Companies involved in the supply of rescue and emergency service aircraft and other vehicles, as well as those operating in supplying crude oil and its derivatives, and natural gas, will also not need to pay VAT.

Will the tax raise the cost of living? 

It is expected that the impact of the VAT on the cost of living will be limited, especially as the rate that will be applied in the Sultanate is considered low when compared with those applied in other countries around the world.

This means that the impact of this tax on the prices of goods and services will be limited. It should also be noted that the sectors of healthcare, education, financial services and basic foodstuffs will not be covered by value-added tax.

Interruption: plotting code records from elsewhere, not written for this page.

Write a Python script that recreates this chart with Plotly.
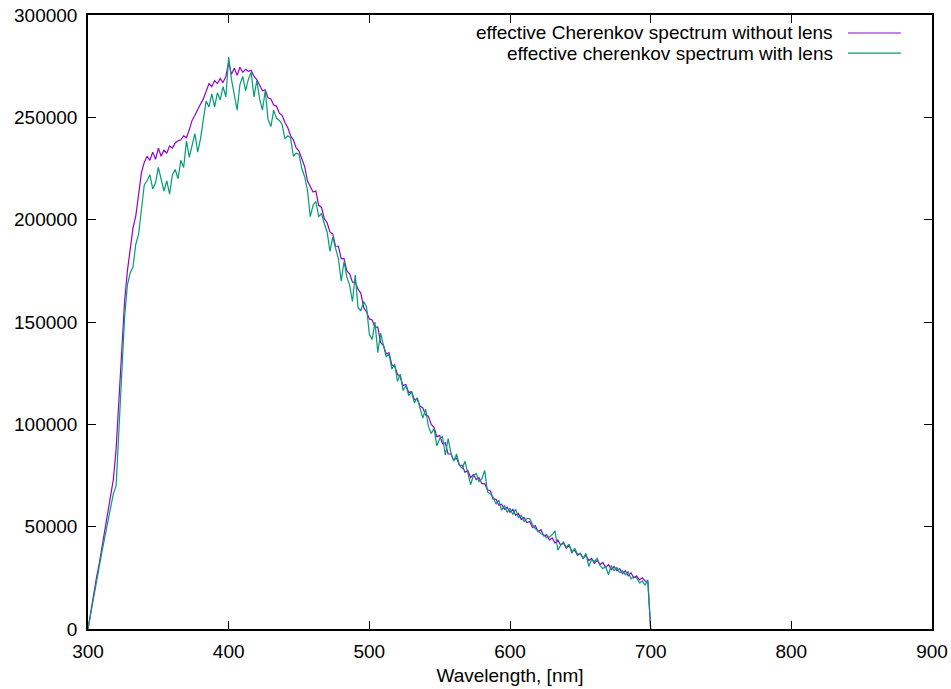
import plotly.graph_objects as go

wavelength = list(range(300, 701, 2))

without_lens = [
    0, 9000, 18000, 25000, 32000, 40000, 47000, 55000, 63000, 73000,          # 300-318
    88000, 112000, 138000, 160000, 175000, 186000, 196000, 202000, 212000, 223000,  # 320-338
    228000, 231000, 229000, 233000, 229500, 235000, 231000, 234000, 232500, 236000,  # 340-358
    235000, 237500, 238500, 239000, 241000, 240000, 244000, 248500, 251000, 254000,  # 360-378
    256500, 259000, 263000, 266500, 265000, 268000, 266500, 269000, 267000, 270000,  # 380-398
    277000, 271000, 274000, 270500, 274500, 272000, 273500, 272500, 273000, 270000,  # 400-418
    268500, 266000, 263000, 263500, 259500, 259000, 256000, 255500, 252000, 251000,  # 420-438
    247500, 245000, 241000, 239000, 235000, 233500, 229500, 226000, 219000, 216500,  # 440-458
    213500, 214000, 207000, 206000, 200500, 198500, 194000, 193000, 187000, 187000,  # 460-478
    181000, 181000, 175000, 173500, 169500, 169500, 166000, 164000, 157000, 155000,  # 480-498
    151500, 151000, 147500, 147500, 140000, 138500, 134500, 135000, 129000, 128500,  # 500-518
    124500, 123000, 119000, 119500, 115500, 116000, 112000, 112500, 109000, 108000,  # 520-538
    104500, 104000, 100000, 98500, 94000, 94500, 90500, 91000, 85500, 85500,  # 540-558
    82500, 83500, 80000, 80000, 76500, 77500, 74000, 75500, 73000, 74000,  # 560-578
    71000, 71000, 68000, 67500, 63500, 63500, 60500, 61000, 58500, 59500,  # 580-598
    57000, 58500, 55500, 56500, 53500, 54500, 52000, 52500, 49500, 50500,  # 600-618
    47500, 48500, 45500, 46000, 43500, 44500, 42000, 43500, 41000, 42000,  # 620-638
    39500, 41000, 38000, 38500, 36000, 37000, 34500, 36000, 33500, 34500,  # 640-658
    32000, 33500, 31500, 32500, 30000, 31500, 29000, 30500, 28500, 29500,  # 660-678
    27000, 28500, 26000, 27500, 25000, 26000, 24000, 25000, 23500, 23000,  # 680-698
    0,  # 700
]

with_lens = [
    0, 8000, 16000, 23000, 30000, 38000, 45000, 52000, 60000, 66000,  # 300-318
    70000, 100000, 128000, 152000, 168000, 174000, 177000, 188000, 193000, 205000,  # 320-338
    217000, 219000, 222000, 215000, 218000, 225500, 220000, 214000, 219000, 212500,  # 340-358
    222000, 224500, 220000, 229000, 225500, 238500, 230500, 236000, 242000, 233000,  # 360-378
    239500, 249000, 258000, 255000, 261500, 255000, 262000, 258500, 265000, 260000,  # 380-398
    279500, 268500, 261000, 253500, 266000, 270000, 263000, 268500, 272000, 260000,  # 400-418
    268000, 259000, 253500, 263000, 249000, 245500, 253500, 249500, 248500, 246500,  # 420-438
    239500, 241000, 240000, 231000, 232500, 232000, 225000, 221000, 214500, 201500,  # 440-458
    207000, 209000, 201500, 203000, 198000, 194000, 184500, 191500, 186000, 181000,  # 460-478
    170000, 179500, 172000, 168000, 160000, 173000, 157000, 155500, 160000, 157500,  # 480-498
    144000, 141500, 150000, 135000, 144500, 138000, 133000, 134500, 127000, 129500,  # 500-518
    121000, 124500, 116500, 119000, 114000, 116000, 110500, 113000, 108500, 103000,  # 520-538
    107500, 99000, 95500, 98000, 89500, 93000, 94000, 85000, 93000, 86000,  # 540-558
    82000, 85500, 80000, 78500, 82000, 76000, 70500, 75000, 76000, 72000,  # 560-578
    73500, 77500, 67000, 66000, 64500, 61000, 63000, 58000, 60500, 57000,  # 580-598
    59000, 56000, 58500, 54500, 55500, 52500, 54000, 54000, 51000, 49000,  # 600-618
    48000, 46500, 46000, 44500, 45000, 46000, 48000, 38500, 41000, 42500,  # 620-638
    40000, 41500, 37000, 39500, 36500, 37000, 34500, 37000, 30500, 34000,  # 640-658
    33000, 34500, 31000, 29500, 30500, 26500, 31000, 28500, 30000, 27500,  # 660-678
    28500, 26500, 28000, 24500, 25500, 25000, 22500, 23500, 21500, 24000,  # 680-698
    0,  # 700
]

series_names = [
    "effective Cherenkov spectrum without lens",
    "effective cherenkov spectrum with lens",
]
series_colors = ["#9400d3", "#009e73"]

x_ticks = [300, 400, 500, 600, 700, 800, 900]
y_ticks = [0, 50000, 100000, 150000, 200000, 250000, 300000]

fig = go.Figure()
for name, vals, col in zip(series_names, [without_lens, with_lens], series_colors):
    fig.add_trace(go.Scatter(
        x=wavelength, y=vals, mode="lines", name=name,
        line=dict(color=col, width=1.2), showlegend=False,
    ))

font_family = "Liberation Sans, Arial, sans-serif"
FS = 19

# gnuplot-style key: right-aligned text with line sample to the right
key_y = [0.9707, 0.938]
for name, col, ky in zip(series_names, series_colors, key_y):
    fig.add_annotation(
        xref="paper", yref="paper", x=0.885, y=ky, text=name,
        showarrow=False, xanchor="right", yanchor="middle",
        font=dict(family=font_family, size=FS, color="black"),
    )
    fig.add_shape(
        type="line", xref="paper", yref="paper",
        x0=0.9005, x1=0.963, y0=ky, y1=ky,
        line=dict(color=col, width=1.2),
    )

axis_common = dict(
    showgrid=False, zeroline=False, showline=True, linecolor="black",
    linewidth=1.5, mirror="ticks", ticks="inside", ticklen=8,
    tickcolor="black", tickwidth=1, automargin=False,
    ticklabeloverflow="allow",
    tickfont=dict(family=font_family, size=FS, color="black"),
)

fig.update_layout(
    width=951, height=689,
    margin=dict(l=88, r=19, t=15, b=60),
    paper_bgcolor="white", plot_bgcolor="white",
    xaxis=dict(range=[300, 900], tickvals=x_ticks, ticklabelstandoff=4,
               title=dict(text="Wavelength, [nm]", standoff=8,
                          font=dict(family=font_family, size=FS, color="black")),
               **axis_common),
    yaxis=dict(range=[0, 300000], tickvals=y_ticks, ticklabelstandoff=5,
               ticktext=[str(v) for v in y_ticks], **axis_common),
)

fig.write_html("out.html")
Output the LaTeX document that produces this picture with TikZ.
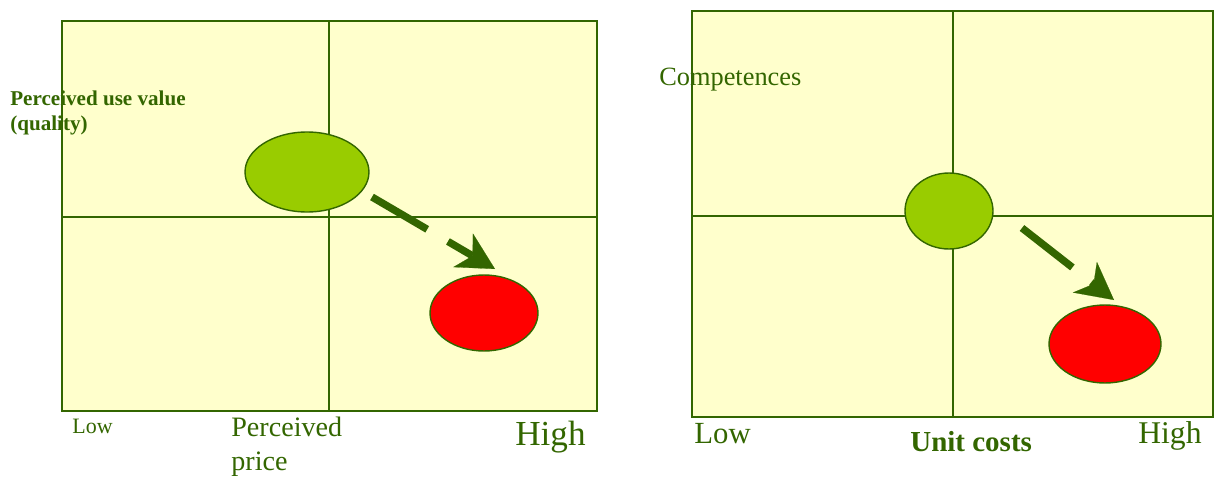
\documentclass[tikz,border=0pt]{standalone}
\usepackage{fontspec}
\setmainfont{Liberation Serif}
\usepackage{xcolor}
\usetikzlibrary{arrows.meta,shapes.geometric}

\definecolor{leafdark}{HTML}{336600}
\definecolor{leaflight}{HTML}{99CC00}
\definecolor{paleyellow}{HTML}{FFFFCC}

\begin{document}
\begin{tikzpicture}[
  x=0.02cm, y=-0.02cm,
  panel/.style={fill=paleyellow},
  gridline/.style={draw=leafdark, line width=1.1pt},
  blob/.style={ellipse, draw=leafdark, line width=0.8pt, inner sep=0pt},
  greenblob/.style={blob, fill=leaflight},
  redblob/.style={blob, fill=red},
  lbl/.style={text=leafdark, inner sep=0pt, anchor=base west, align=left},
  move/.style={draw=leafdark, line width=4.2pt, dash pattern=on 1.28cm off 0.48cm,
    -{Stealth[length=0.74cm, width=0.78cm, inset=0.22cm, line width=0.1pt, fill=leafdark]}}
]
\useasboundingbox (0,0) rectangle (1218,480);

% panels
\path[panel] (62,21) rectangle (597,411);
\path[panel] (692,11) rectangle (1213,417);

% left panel texts (base = last line)
\node[lbl, font=\fontsize{12}{13.7}\selectfont\bfseries] (pvlabel) at (10,130) {Perceived use value\\(quality)};
\node[lbl, font=\fontsize{12.5}{14}\selectfont] (pvlow) at (72,433) {Low};
\node[lbl, font=\fontsize{16}{18.8}\selectfont] (pvprice) at (231,470) {Perceived\\price};
\node[lbl, font=\fontsize{20}{22}\selectfont] (pvhigh) at (515,445) {High};

% right panel texts
\node[lbl, font=\fontsize{15}{17}\selectfont] (uccomp) at (659,85) {Competences};
\node[lbl, font=\fontsize{17.5}{20}\selectfont] (uclow) at (694,443) {Low};
\node[lbl, font=\fontsize{16.5}{19}\selectfont\bfseries] (uccost) at (910,451) {Unit costs};
\node[lbl, font=\fontsize{18}{20}\selectfont] (uchigh) at (1138,443) {High};

% grids
\draw[gridline] (62,21) rectangle (597,411);
\draw[gridline] (329,21) -- (329,411);
\draw[gridline] (62,217) -- (597,217);
\draw[gridline] (692,11) rectangle (1213,417);
\draw[gridline] (953,11) -- (953,417);
\draw[gridline] (692,216) -- (1213,216);

% positions
\node[greenblob, minimum width=2.48cm, minimum height=1.6cm] (pvstart) at (307,172) {};
\node[redblob, minimum width=2.16cm, minimum height=1.52cm] (pvend) at (484,313) {};
\node[greenblob, minimum width=1.76cm, minimum height=1.52cm] (ucstart) at (949,211) {};
\node[redblob, minimum width=2.24cm, minimum height=1.56cm] (ucend) at (1105,344) {};

% moves
\coordinate (pvfrom) at (372,197);
\coordinate (pvto) at (495,269);
\coordinate (ucfrom) at (1022,228);
\coordinate (ucto) at (1114,300);
\draw[move] (pvfrom) -- (pvto);
\draw[move] (ucfrom) -- (ucto);
\end{tikzpicture}
\end{document}
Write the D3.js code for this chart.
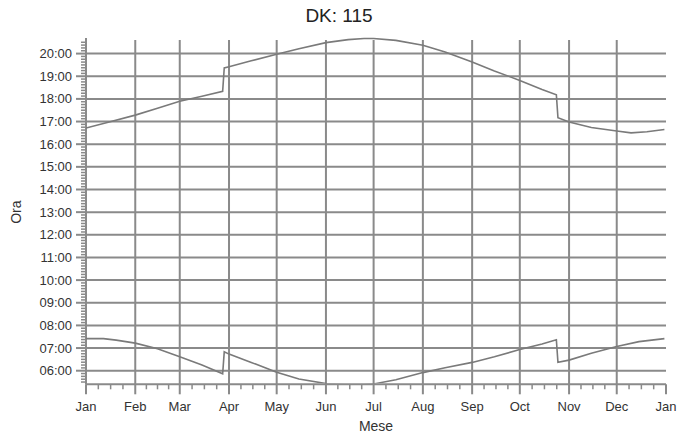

How will it be ensured that the tax is not used as an excuse to raise prices? 

The Value Added Tax will be applied according to regulations and controls through which businesses must clarify the amount of value-added tax the consumer will bear for each good and service at the outlet, and provide the necessary information that helps the consumer to choose the appropriate goods and services. This tax rate is also recorded in the establishment’s invoice according to the regulations that control VAT in the country.

Will VAT affect visitors and tourists coming to the Sultanate? 

Visitors and tourists will be responsible for VAT on their taxable purchases, and will be entitled to a refund of the tax according to certain conditions that will be specified in the regulations, including the type of goods eligible for refunds, and the minimum refundable value for them.